Your organization likely has a process for incidents. You have alerting, runbooks, an on-call rotation, and some version of a post-incident review. And you probably still have the nagging sense that you keep learning the same lessons, or not learning them at all. This training is about why that happens, and what to do about it.
Most of what we know about incident response comes from after-the-fact accounts, sanitized for legal and reputational reasons, that tell you surface-level details about what happened but not what it actually felt like to be in the middle of it. This training is built around something that's almost never available: an incident you can examine from the inside, in full detail, without the filters.

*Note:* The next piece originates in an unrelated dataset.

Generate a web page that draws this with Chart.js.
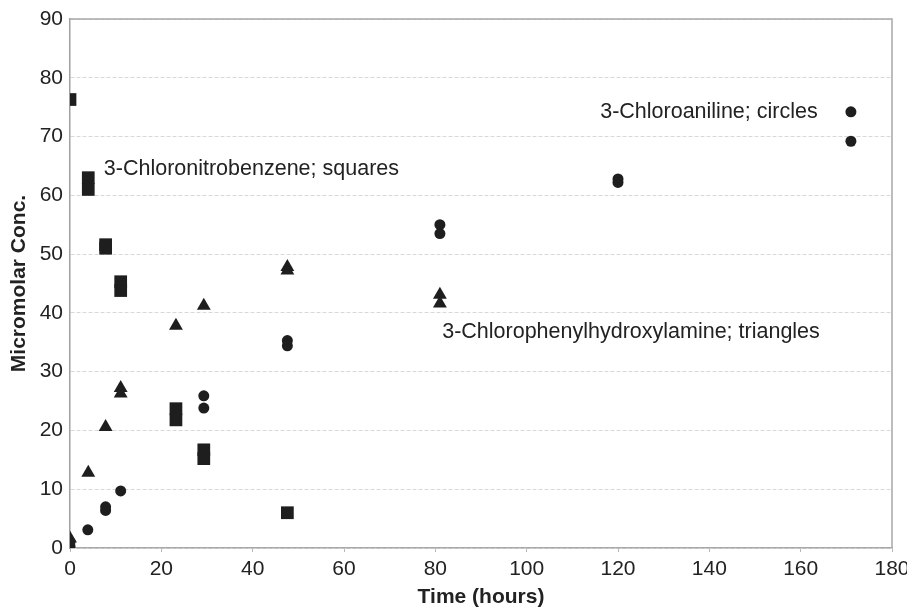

This full-day class is built around access to an incident, from start to finish, examined with complete transparency. Using an incident drill — a controlled scenario that gives us the kind of visibility that legal and reputational constraints typically make impossible — participants will work with actual chat transcripts, video recordings of responders in action, and analyst notes to understand how a real incident unfolds from the inside. This is not a tabletop exercise with a tidy resolution. It is as close as you can get to being in the room without being the one on call.
Morning: Incident Response in Practice
The morning puts you inside an active incident. By both participating in an active drill and reading the analysis of two experts conducting a drill previously, you will experience the dynamics that make incidents genuinely hard: multi-party coordination under pressure, information saturation, the hidden work that never makes it into the post-incident report, and the moment-to-moment decisions practitioners make with incomplete information and competing priorities. The goal is not to find the right answer. It is to develop a more accurate mental model of what skilled incident response actually looks like, and what it demands from the people doing it.
Afternoon: From Response to Learning
The afternoon shifts from response to analysis. Participants will work through a structured post-incident review of the morning's scenario, applying frameworks from Resilience Engineering and Human Factors research to move beyond surface-level root cause analysis toward a genuine understanding of how systemic conditions shaped the outcome. This section addresses the gap between how most teams currently conduct post-incident reviews and what actually produces lasting improvement — including why the most common conclusions ("human error," "we need more automation," "tighter processes") often make systems more brittle rather than more resilient.
The day closes with a moderated panel of four practitioners, each from a different company, who have been through significant incidents and their aftermath. The discussion covers what effective incident response looks like under real pressure, the nature of expertise in high-stakes situations, how to extract meaningful insights from complex events rather than comfortable narratives, and what organizations that genuinely improve after incidents do differently from those that don't.
What You'll Leave With:
- A sharper, more honest picture of what makes incident response more successful and what makes it harder.
- Practical frameworks for post-incident analysis that produces real learning rather than documentation.
- A clearer understanding of the systemic and human factors that shape how incidents unfold, and what that means for how you build, operate, and staff your systems.
- The rare experience of having examined exceptional incident response in real detail, discussed openly, without the filters that normally apply.
Who Should Attend:
Senior engineers, SREs, incident commanders, and engineering managers who regularly deal with production incidents — either as responders or as the people responsible for ensuring their organizations learn from them. Also relevant for architects and technical leads who want to understand how the systems they design behave under stress, and what that should mean for the decisions they make upstream.
Speaker
Courtney Nash
Internet Incident Librarian & Research Analyst, Previously @Verica, @Holloway, @Fastly, @O’Reilly Media, @Microsoft, & @Amazon
Courtney Nash is a researcher focused on system safety and failures in complex sociotechnical systems. An erstwhile cognitive neuroscientist, she has always been fascinated by how people learn, and the ways memory influences how they solve problems. Over the past two decades, she’s held a variety of editorial, program management, research, and management roles at Prowler, Verica, Holloway, Fastly, O’Reilly Media, Microsoft, and Amazon. She lives in the mountains where she skis, rides bikes, and herds dogs and kids.